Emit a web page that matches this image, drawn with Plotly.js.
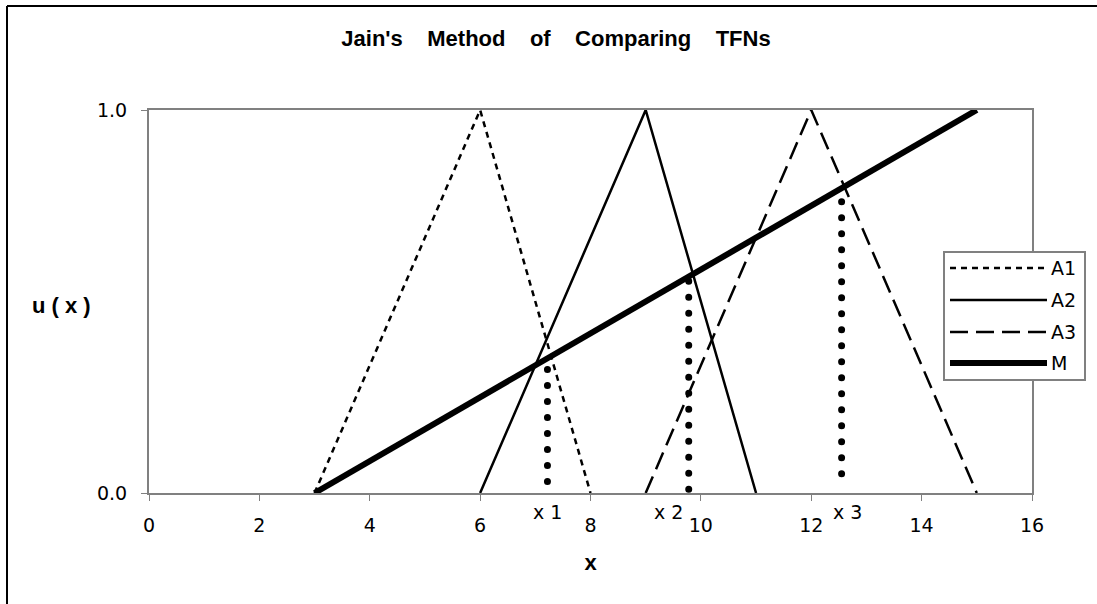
<!DOCTYPE html>
<html>
<head>
<meta charset="utf-8">
<script src="https://cdn.plot.ly/plotly-3.0.1.min.js"></script>
<style>
  html, body { margin: 0; padding: 0; background: #fff; }
  #chart { width: 1097px; height: 604px; }
</style>
</head>
<body>
<div id="chart"></div>
<script>
// TFN vertices (x) and memberships (u)
const a1X = [3, 6, 8];
const a1Y = [0, 1, 0];
const a2X = [6, 9, 11];
const a2Y = [0, 1, 0];
const a3X = [9, 12, 15];
const a3Y = [0, 1, 0];
const mX = [3, 15];
const mY = [0, 1];

// dotted drops from the crossings with M
const cutX = [7.22, 9.78, 12.55];
const cutLow = [0.03, 0.01, 0.05];
const cutHigh = [0.34, 0.56, 0.77];
const cutLabels = ['x 1', 'x 2', 'x 3'];

const seriesNames = ['A1', 'A2', 'A3', 'M'];
const xTickVals = [0, 2, 4, 6, 8, 10, 12, 14, 16];
const yTickVals = [0, 1];
const yTickText = ['0.0', '1.0'];

const W = 1097, H = 604;
const M = { l: 149, r: 65, t: 110, b: 111 };
const PW = W - M.l - M.r, PH = H - M.t - M.b;
// pixel -> paper helpers (for the hand drawn legend / borders)
const px = v => (v - M.l) / PW;
const py = v => (H - M.b - v) / PH;

const AX_GRAY = '#808080';
const TICK_FONT = { family: 'DejaVu Sans', size: 19, color: '#000' };
const BOLD_FONT = { family: 'Liberation Sans', size: 22, color: '#000', weight: 'bold' };

const lineStyles = [
  { color: '#000', width: 2.5, dash: '6px,5px' },
  { color: '#000', width: 2.5, dash: 'solid' },
  { color: '#000', width: 2.5, dash: '18px,8px' },
  { color: '#000', width: 6, dash: 'solid' },
];

const seriesX = [a1X, a2X, a3X, mX];
const seriesY = [a1Y, a2Y, a3Y, mY];

const traces = seriesNames.map((name, i) => ({
  type: 'scatter',
  mode: 'lines',
  name,
  x: seriesX[i],
  y: seriesY[i],
  line: lineStyles[i],
  hoverinfo: 'skip',
  cliponaxis: false,
}));

cutX.forEach((x, i) => {
  traces.push({
    type: 'scatter',
    mode: 'lines',
    name: cutLabels[i],
    x: [x, x],
    y: [cutLow[i], cutHigh[i]],
    line: { color: '#000', width: 7, dash: '0px,16px' },
    hoverinfo: 'skip',
  });
});

const labelShift = [0, -20, 6];
const annotations = cutLabels.map((t, i) => ({
  text: t, x: cutX[i], xref: 'x', y: py(512), yref: 'paper',
  xshift: labelShift[i], showarrow: false, yanchor: 'middle',
  font: TICK_FONT,
}));
annotations.push({
  text: 'u ( x )', x: px(61.5), y: py(305), xref: 'paper', yref: 'paper',
  showarrow: false, xanchor: 'center', yanchor: 'middle', font: BOLD_FONT,
});

// chart-area frame (only top and left edges fall inside the picture)
const shapes = [
  { type: 'line', xref: 'paper', yref: 'paper', x0: px(7), x1: px(W + 5), y0: py(6), y1: py(6),
    line: { color: '#000', width: 2 }, layer: 'below' },
  { type: 'line', xref: 'paper', yref: 'paper', x0: px(7), x1: px(7), y0: py(6), y1: py(H + 5),
    line: { color: '#000', width: 2 }, layer: 'below' },
  // legend box, drawn by hand (Excel style long samples)
  { type: 'rect', xref: 'paper', yref: 'paper', x0: px(944), x1: px(1085), y0: py(380), y1: py(252),
    line: { color: AX_GRAY, width: 2 }, fillcolor: '#fff', layer: 'above' },
];
const legRows = [268, 300, 332, 363];
seriesNames.forEach((name, i) => {
  shapes.push({
    type: 'line', xref: 'paper', yref: 'paper',
    x0: px(950), x1: px(1047), y0: py(legRows[i]), y1: py(legRows[i]),
    line: lineStyles[i], layer: 'above',
  });
  annotations.push({
    text: name, xref: 'paper', yref: 'paper', x: px(1049), y: py(legRows[i]),
    xanchor: 'left', yanchor: 'middle', showarrow: false, font: TICK_FONT,
  });
});

const axisBase = {
  showline: true, linecolor: AX_GRAY, linewidth: 2, mirror: true,
  showgrid: false, zeroline: false,
  ticks: 'outside', ticklen: 6, tickcolor: AX_GRAY, tickwidth: 1,
  tickfont: TICK_FONT, fixedrange: true,
};

const layout = {
  width: W, height: H,
  margin: M,
  paper_bgcolor: '#fff',
  plot_bgcolor: '#fff',
  showlegend: false,
  title: {
    text: "Jain's\u00a0\u00a0\u00a0\u00a0Method\u00a0\u00a0\u00a0\u00a0of\u00a0\u00a0\u00a0\u00a0Comparing\u00a0\u00a0\u00a0\u00a0TFNs",
    font: BOLD_FONT,
    xref: 'container', yref: 'container',
    x: 556 / W, y: 1 - 38 / H, xanchor: 'center', yanchor: 'middle',
  },
  xaxis: {
    ...axisBase, range: [0, 16], tickvals: xTickVals, ticklabelstandoff: 8,
    title: { text: 'x', font: BOLD_FONT, standoff: 20 },
  },
  yaxis: {
    ...axisBase, range: [0, 1], tickvals: yTickVals, ticktext: yTickText, ticklabelstandoff: 10,
  },
  shapes,
  annotations,
};

Plotly.newPlot('chart', traces, layout, { displayModeBar: false, staticPlot: true }).then(gd => {
  // round caps turn the 0-length dashes into dots
  const lines = gd.querySelectorAll('.scatterlayer .trace');
  lines.forEach((g, i) => {
    if (i >= seriesNames.length) {
      g.querySelectorAll('path.js-line').forEach(p => { p.style.strokeLinecap = 'round'; });
    }
  });
});
</script>
</body>
</html>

◆ **Exercise instructions**:
Transcribe the material exactly, keeping every word and none of the pictures.

◆ **Answer for the task**:
Emit a web page that matches this image, drawn with Plotly.js.
<!DOCTYPE html>
<html>
<head>
<meta charset="utf-8">
<script src="https://cdn.plot.ly/plotly-3.0.1.min.js"></script>
<style>
  html, body { margin: 0; padding: 0; background: #fff; }
  #chart { width: 1097px; height: 604px; }
</style>
</head>
<body>
<div id="chart"></div>
<script>
// TFN vertices (x) and memberships (u)
const a1X = [3, 6, 8];
const a1Y = [0, 1, 0];
const a2X = [6, 9, 11];
const a2Y = [0, 1, 0];
const a3X = [9, 12, 15];
const a3Y = [0, 1, 0];
const mX = [3, 15];
const mY = [0, 1];

// dotted drops from the crossings with M
const cutX = [7.22, 9.78, 12.55];
const cutLow = [0.03, 0.01, 0.05];
const cutHigh = [0.34, 0.56, 0.77];
const cutLabels = ['x 1', 'x 2', 'x 3'];

const seriesNames = ['A1', 'A2', 'A3', 'M'];
const xTickVals = [0, 2, 4, 6, 8, 10, 12, 14, 16];
const yTickVals = [0, 1];
const yTickText = ['0.0', '1.0'];

const W = 1097, H = 604;
const M = { l: 149, r: 65, t: 110, b: 111 };
const PW = W - M.l - M.r, PH = H - M.t - M.b;
// pixel -> paper helpers (for the hand drawn legend / borders)
const px = v => (v - M.l) / PW;
const py = v => (H - M.b - v) / PH;

const AX_GRAY = '#808080';
const TICK_FONT = { family: 'DejaVu Sans', size: 19, color: '#000' };
const BOLD_FONT = { family: 'Liberation Sans', size: 22, color: '#000', weight: 'bold' };

const lineStyles = [
  { color: '#000', width: 2.5, dash: '6px,5px' },
  { color: '#000', width: 2.5, dash: 'solid' },
  { color: '#000', width: 2.5, dash: '18px,8px' },
  { color: '#000', width: 6, dash: 'solid' },
];

const seriesX = [a1X, a2X, a3X, mX];
const seriesY = [a1Y, a2Y, a3Y, mY];

const traces = seriesNames.map((name, i) => ({
  type: 'scatter',
  mode: 'lines',
  name,
  x: seriesX[i],
  y: seriesY[i],
  line: lineStyles[i],
  hoverinfo: 'skip',
  cliponaxis: false,
}));

cutX.forEach((x, i) => {
  traces.push({
    type: 'scatter',
    mode: 'lines',
    name: cutLabels[i],
    x: [x, x],
    y: [cutLow[i], cutHigh[i]],
    line: { color: '#000', width: 7, dash: '0px,16px' },
    hoverinfo: 'skip',
  });
});

const labelShift = [0, -20, 6];
const annotations = cutLabels.map((t, i) => ({
  text: t, x: cutX[i], xref: 'x', y: py(512), yref: 'paper',
  xshift: labelShift[i], showarrow: false, yanchor: 'middle',
  font: TICK_FONT,
}));
annotations.push({
  text: 'u ( x )', x: px(61.5), y: py(305), xref: 'paper', yref: 'paper',
  showarrow: false, xanchor: 'center', yanchor: 'middle', font: BOLD_FONT,
});

// chart-area frame (only top and left edges fall inside the picture)
const shapes = [
  { type: 'line', xref: 'paper', yref: 'paper', x0: px(7), x1: px(W + 5), y0: py(6), y1: py(6),
    line: { color: '#000', width: 2 }, layer: 'below' },
  { type: 'line', xref: 'paper', yref: 'paper', x0: px(7), x1: px(7), y0: py(6), y1: py(H + 5),
    line: { color: '#000', width: 2 }, layer: 'below' },
  // legend box, drawn by hand (Excel style long samples)
  { type: 'rect', xref: 'paper', yref: 'paper', x0: px(944), x1: px(1085), y0: py(380), y1: py(252),
    line: { color: AX_GRAY, width: 2 }, fillcolor: '#fff', layer: 'above' },
];
const legRows = [268, 300, 332, 363];
seriesNames.forEach((name, i) => {
  shapes.push({
    type: 'line', xref: 'paper', yref: 'paper',
    x0: px(950), x1: px(1047), y0: py(legRows[i]), y1: py(legRows[i]),
    line: lineStyles[i], layer: 'above',
  });
  annotations.push({
    text: name, xref: 'paper', yref: 'paper', x: px(1049), y: py(legRows[i]),
    xanchor: 'left', yanchor: 'middle', showarrow: false, font: TICK_FONT,
  });
});

const axisBase = {
  showline: true, linecolor: AX_GRAY, linewidth: 2, mirror: true,
  showgrid: false, zeroline: false,
  ticks: 'outside', ticklen: 6, tickcolor: AX_GRAY, tickwidth: 1,
  tickfont: TICK_FONT, fixedrange: true,
};

const layout = {
  width: W, height: H,
  margin: M,
  paper_bgcolor: '#fff',
  plot_bgcolor: '#fff',
  showlegend: false,
  title: {
    text: "Jain's\u00a0\u00a0\u00a0\u00a0Method\u00a0\u00a0\u00a0\u00a0of\u00a0\u00a0\u00a0\u00a0Comparing\u00a0\u00a0\u00a0\u00a0TFNs",
    font: BOLD_FONT,
    xref: 'container', yref: 'container',
    x: 556 / W, y: 1 - 38 / H, xanchor: 'center', yanchor: 'middle',
  },
  xaxis: {
    ...axisBase, range: [0, 16], tickvals: xTickVals, ticklabelstandoff: 8,
    title: { text: 'x', font: BOLD_FONT, standoff: 20 },
  },
  yaxis: {
    ...axisBase, range: [0, 1], tickvals: yTickVals, ticktext: yTickText, ticklabelstandoff: 10,
  },
  shapes,
  annotations,
};

Plotly.newPlot('chart', traces, layout, { displayModeBar: false, staticPlot: true }).then(gd => {
  // round caps turn the 0-length dashes into dots
  const lines = gd.querySelectorAll('.scatterlayer .trace');
  lines.forEach((g, i) => {
    if (i >= seriesNames.length) {
      g.querySelectorAll('path.js-line').forEach(p => { p.style.strokeLinecap = 'round'; });
    }
  });
});
</script>
</body>
</html>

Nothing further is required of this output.